Without the pictures, return all of the material exactly as written.

_Source excerpt:_
* BEGIN *
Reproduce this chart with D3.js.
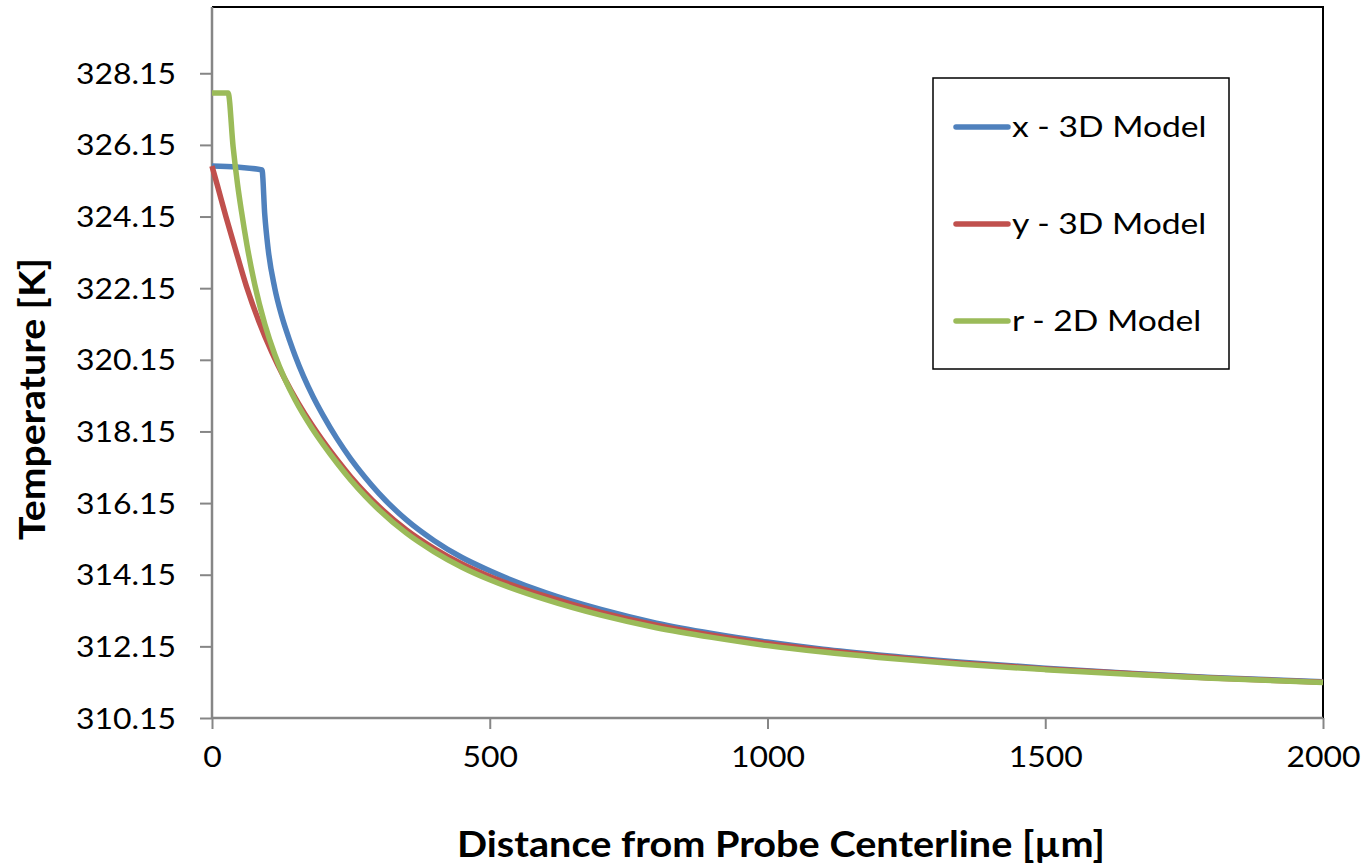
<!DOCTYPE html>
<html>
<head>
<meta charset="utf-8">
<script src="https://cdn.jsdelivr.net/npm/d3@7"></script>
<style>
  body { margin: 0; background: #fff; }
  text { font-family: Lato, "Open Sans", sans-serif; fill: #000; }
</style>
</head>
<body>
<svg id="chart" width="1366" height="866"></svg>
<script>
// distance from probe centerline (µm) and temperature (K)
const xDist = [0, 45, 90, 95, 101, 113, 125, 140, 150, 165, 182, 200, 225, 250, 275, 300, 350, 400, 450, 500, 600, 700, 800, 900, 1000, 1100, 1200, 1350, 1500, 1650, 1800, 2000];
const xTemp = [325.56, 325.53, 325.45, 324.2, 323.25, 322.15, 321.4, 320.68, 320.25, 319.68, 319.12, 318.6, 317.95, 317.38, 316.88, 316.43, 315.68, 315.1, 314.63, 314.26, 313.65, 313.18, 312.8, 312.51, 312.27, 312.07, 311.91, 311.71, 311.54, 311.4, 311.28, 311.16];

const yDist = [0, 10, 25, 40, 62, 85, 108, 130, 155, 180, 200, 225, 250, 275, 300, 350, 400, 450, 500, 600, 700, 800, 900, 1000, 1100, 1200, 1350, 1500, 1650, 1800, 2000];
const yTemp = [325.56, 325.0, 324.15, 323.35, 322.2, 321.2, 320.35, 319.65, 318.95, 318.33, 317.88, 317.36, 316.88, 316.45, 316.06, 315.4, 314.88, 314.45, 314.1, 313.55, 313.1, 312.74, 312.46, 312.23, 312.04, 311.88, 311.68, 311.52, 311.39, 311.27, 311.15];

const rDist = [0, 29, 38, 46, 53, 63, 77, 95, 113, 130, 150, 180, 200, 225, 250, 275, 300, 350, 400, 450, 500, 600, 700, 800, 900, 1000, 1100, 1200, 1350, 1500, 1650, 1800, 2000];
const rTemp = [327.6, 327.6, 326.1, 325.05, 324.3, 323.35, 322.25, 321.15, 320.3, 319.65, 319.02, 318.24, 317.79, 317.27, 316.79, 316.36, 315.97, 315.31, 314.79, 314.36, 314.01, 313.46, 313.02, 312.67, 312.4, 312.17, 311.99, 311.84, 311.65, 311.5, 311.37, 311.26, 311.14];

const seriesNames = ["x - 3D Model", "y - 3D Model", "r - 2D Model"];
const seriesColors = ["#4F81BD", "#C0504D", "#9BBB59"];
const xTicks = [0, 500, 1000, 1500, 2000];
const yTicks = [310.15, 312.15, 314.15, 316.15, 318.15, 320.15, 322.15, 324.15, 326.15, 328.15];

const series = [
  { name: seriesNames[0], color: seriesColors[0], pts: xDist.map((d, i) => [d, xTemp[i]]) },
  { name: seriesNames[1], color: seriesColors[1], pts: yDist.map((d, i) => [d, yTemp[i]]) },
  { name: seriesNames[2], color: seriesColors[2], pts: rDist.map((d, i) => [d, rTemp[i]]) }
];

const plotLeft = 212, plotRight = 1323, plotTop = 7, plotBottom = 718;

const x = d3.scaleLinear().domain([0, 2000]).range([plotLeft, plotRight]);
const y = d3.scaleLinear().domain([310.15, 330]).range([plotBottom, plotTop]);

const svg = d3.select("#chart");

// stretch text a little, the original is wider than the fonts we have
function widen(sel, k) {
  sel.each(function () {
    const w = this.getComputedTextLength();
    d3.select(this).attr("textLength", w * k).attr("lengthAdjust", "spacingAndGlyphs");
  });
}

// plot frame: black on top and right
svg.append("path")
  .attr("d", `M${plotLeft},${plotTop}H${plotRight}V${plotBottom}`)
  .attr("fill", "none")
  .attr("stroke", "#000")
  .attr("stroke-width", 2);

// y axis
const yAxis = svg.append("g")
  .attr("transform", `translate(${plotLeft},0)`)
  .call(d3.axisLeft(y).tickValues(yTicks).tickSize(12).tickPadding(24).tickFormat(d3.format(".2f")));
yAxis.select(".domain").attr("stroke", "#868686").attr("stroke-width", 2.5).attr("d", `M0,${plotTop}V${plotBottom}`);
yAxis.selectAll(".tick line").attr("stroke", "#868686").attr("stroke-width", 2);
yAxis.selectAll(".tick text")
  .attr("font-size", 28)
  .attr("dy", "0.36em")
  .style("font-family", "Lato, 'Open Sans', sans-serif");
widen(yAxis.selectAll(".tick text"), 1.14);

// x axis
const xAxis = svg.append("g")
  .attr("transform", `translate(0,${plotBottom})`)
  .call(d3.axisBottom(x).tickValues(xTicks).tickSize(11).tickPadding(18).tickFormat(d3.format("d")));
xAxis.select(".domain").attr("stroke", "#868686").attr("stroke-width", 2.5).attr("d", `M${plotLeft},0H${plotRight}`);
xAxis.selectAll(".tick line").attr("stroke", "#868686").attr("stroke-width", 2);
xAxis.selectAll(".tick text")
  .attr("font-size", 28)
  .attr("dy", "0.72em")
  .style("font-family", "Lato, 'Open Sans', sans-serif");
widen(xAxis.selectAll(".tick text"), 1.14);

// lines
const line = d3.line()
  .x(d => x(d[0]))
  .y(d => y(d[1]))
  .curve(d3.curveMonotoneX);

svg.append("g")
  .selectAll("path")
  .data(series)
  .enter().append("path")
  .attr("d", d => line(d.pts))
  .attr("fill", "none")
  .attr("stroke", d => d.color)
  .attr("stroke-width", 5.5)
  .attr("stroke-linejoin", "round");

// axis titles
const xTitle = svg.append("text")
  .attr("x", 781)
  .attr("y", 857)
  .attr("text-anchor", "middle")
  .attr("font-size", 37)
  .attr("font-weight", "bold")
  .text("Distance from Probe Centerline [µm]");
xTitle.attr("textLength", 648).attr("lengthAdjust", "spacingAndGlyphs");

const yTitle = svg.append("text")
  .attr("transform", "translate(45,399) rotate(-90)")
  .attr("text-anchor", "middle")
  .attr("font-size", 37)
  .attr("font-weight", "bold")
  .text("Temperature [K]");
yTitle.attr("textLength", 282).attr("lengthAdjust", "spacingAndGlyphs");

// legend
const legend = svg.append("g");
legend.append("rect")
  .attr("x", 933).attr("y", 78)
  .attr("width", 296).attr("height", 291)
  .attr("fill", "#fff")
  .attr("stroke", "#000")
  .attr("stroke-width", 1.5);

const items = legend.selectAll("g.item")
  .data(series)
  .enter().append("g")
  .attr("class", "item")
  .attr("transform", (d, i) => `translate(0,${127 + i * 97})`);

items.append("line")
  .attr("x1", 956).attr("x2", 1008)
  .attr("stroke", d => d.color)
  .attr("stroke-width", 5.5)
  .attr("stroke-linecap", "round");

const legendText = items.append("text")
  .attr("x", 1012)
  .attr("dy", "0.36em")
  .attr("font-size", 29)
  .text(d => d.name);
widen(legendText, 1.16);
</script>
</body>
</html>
* END *
_Answer to this task:_
Reproduce this chart with D3.js.
<!DOCTYPE html>
<html>
<head>
<meta charset="utf-8">
<script src="https://cdn.jsdelivr.net/npm/d3@7"></script>
<style>
  body { margin: 0; background: #fff; }
  text { font-family: Lato, "Open Sans", sans-serif; fill: #000; }
</style>
</head>
<body>
<svg id="chart" width="1366" height="866"></svg>
<script>
// distance from probe centerline (µm) and temperature (K)
const xDist = [0, 45, 90, 95, 101, 113, 125, 140, 150, 165, 182, 200, 225, 250, 275, 300, 350, 400, 450, 500, 600, 700, 800, 900, 1000, 1100, 1200, 1350, 1500, 1650, 1800, 2000];
const xTemp = [325.56, 325.53, 325.45, 324.2, 323.25, 322.15, 321.4, 320.68, 320.25, 319.68, 319.12, 318.6, 317.95, 317.38, 316.88, 316.43, 315.68, 315.1, 314.63, 314.26, 313.65, 313.18, 312.8, 312.51, 312.27, 312.07, 311.91, 311.71, 311.54, 311.4, 311.28, 311.16];

const yDist = [0, 10, 25, 40, 62, 85, 108, 130, 155, 180, 200, 225, 250, 275, 300, 350, 400, 450, 500, 600, 700, 800, 900, 1000, 1100, 1200, 1350, 1500, 1650, 1800, 2000];
const yTemp = [325.56, 325.0, 324.15, 323.35, 322.2, 321.2, 320.35, 319.65, 318.95, 318.33, 317.88, 317.36, 316.88, 316.45, 316.06, 315.4, 314.88, 314.45, 314.1, 313.55, 313.1, 312.74, 312.46, 312.23, 312.04, 311.88, 311.68, 311.52, 311.39, 311.27, 311.15];

const rDist = [0, 29, 38, 46, 53, 63, 77, 95, 113, 130, 150, 180, 200, 225, 250, 275, 300, 350, 400, 450, 500, 600, 700, 800, 900, 1000, 1100, 1200, 1350, 1500, 1650, 1800, 2000];
const rTemp = [327.6, 327.6, 326.1, 325.05, 324.3, 323.35, 322.25, 321.15, 320.3, 319.65, 319.02, 318.24, 317.79, 317.27, 316.79, 316.36, 315.97, 315.31, 314.79, 314.36, 314.01, 313.46, 313.02, 312.67, 312.4, 312.17, 311.99, 311.84, 311.65, 311.5, 311.37, 311.26, 311.14];

const seriesNames = ["x - 3D Model", "y - 3D Model", "r - 2D Model"];
const seriesColors = ["#4F81BD", "#C0504D", "#9BBB59"];
const xTicks = [0, 500, 1000, 1500, 2000];
const yTicks = [310.15, 312.15, 314.15, 316.15, 318.15, 320.15, 322.15, 324.15, 326.15, 328.15];

const series = [
  { name: seriesNames[0], color: seriesColors[0], pts: xDist.map((d, i) => [d, xTemp[i]]) },
  { name: seriesNames[1], color: seriesColors[1], pts: yDist.map((d, i) => [d, yTemp[i]]) },
  { name: seriesNames[2], color: seriesColors[2], pts: rDist.map((d, i) => [d, rTemp[i]]) }
];

const plotLeft = 212, plotRight = 1323, plotTop = 7, plotBottom = 718;

const x = d3.scaleLinear().domain([0, 2000]).range([plotLeft, plotRight]);
const y = d3.scaleLinear().domain([310.15, 330]).range([plotBottom, plotTop]);

const svg = d3.select("#chart");

// stretch text a little, the original is wider than the fonts we have
function widen(sel, k) {
  sel.each(function () {
    const w = this.getComputedTextLength();
    d3.select(this).attr("textLength", w * k).attr("lengthAdjust", "spacingAndGlyphs");
  });
}

// plot frame: black on top and right
svg.append("path")
  .attr("d", `M${plotLeft},${plotTop}H${plotRight}V${plotBottom}`)
  .attr("fill", "none")
  .attr("stroke", "#000")
  .attr("stroke-width", 2);

// y axis
const yAxis = svg.append("g")
  .attr("transform", `translate(${plotLeft},0)`)
  .call(d3.axisLeft(y).tickValues(yTicks).tickSize(12).tickPadding(24).tickFormat(d3.format(".2f")));
yAxis.select(".domain").attr("stroke", "#868686").attr("stroke-width", 2.5).attr("d", `M0,${plotTop}V${plotBottom}`);
yAxis.selectAll(".tick line").attr("stroke", "#868686").attr("stroke-width", 2);
yAxis.selectAll(".tick text")
  .attr("font-size", 28)
  .attr("dy", "0.36em")
  .style("font-family", "Lato, 'Open Sans', sans-serif");
widen(yAxis.selectAll(".tick text"), 1.14);

// x axis
const xAxis = svg.append("g")
  .attr("transform", `translate(0,${plotBottom})`)
  .call(d3.axisBottom(x).tickValues(xTicks).tickSize(11).tickPadding(18).tickFormat(d3.format("d")));
xAxis.select(".domain").attr("stroke", "#868686").attr("stroke-width", 2.5).attr("d", `M${plotLeft},0H${plotRight}`);
xAxis.selectAll(".tick line").attr("stroke", "#868686").attr("stroke-width", 2);
xAxis.selectAll(".tick text")
  .attr("font-size", 28)
  .attr("dy", "0.72em")
  .style("font-family", "Lato, 'Open Sans', sans-serif");
widen(xAxis.selectAll(".tick text"), 1.14);

// lines
const line = d3.line()
  .x(d => x(d[0]))
  .y(d => y(d[1]))
  .curve(d3.curveMonotoneX);

svg.append("g")
  .selectAll("path")
  .data(series)
  .enter().append("path")
  .attr("d", d => line(d.pts))
  .attr("fill", "none")
  .attr("stroke", d => d.color)
  .attr("stroke-width", 5.5)
  .attr("stroke-linejoin", "round");

// axis titles
const xTitle = svg.append("text")
  .attr("x", 781)
  .attr("y", 857)
  .attr("text-anchor", "middle")
  .attr("font-size", 37)
  .attr("font-weight", "bold")
  .text("Distance from Probe Centerline [µm]");
xTitle.attr("textLength", 648).attr("lengthAdjust", "spacingAndGlyphs");

const yTitle = svg.append("text")
  .attr("transform", "translate(45,399) rotate(-90)")
  .attr("text-anchor", "middle")
  .attr("font-size", 37)
  .attr("font-weight", "bold")
  .text("Temperature [K]");
yTitle.attr("textLength", 282).attr("lengthAdjust", "spacingAndGlyphs");

// legend
const legend = svg.append("g");
legend.append("rect")
  .attr("x", 933).attr("y", 78)
  .attr("width", 296).attr("height", 291)
  .attr("fill", "#fff")
  .attr("stroke", "#000")
  .attr("stroke-width", 1.5);

const items = legend.selectAll("g.item")
  .data(series)
  .enter().append("g")
  .attr("class", "item")
  .attr("transform", (d, i) => `translate(0,${127 + i * 97})`);

items.append("line")
  .attr("x1", 956).attr("x2", 1008)
  .attr("stroke", d => d.color)
  .attr("stroke-width", 5.5)
  .attr("stroke-linecap", "round");

const legendText = items.append("text")
  .attr("x", 1012)
  .attr("dy", "0.36em")
  .attr("font-size", 29)
  .text(d => d.name);
widen(legendText, 1.16);
</script>
</body>
</html>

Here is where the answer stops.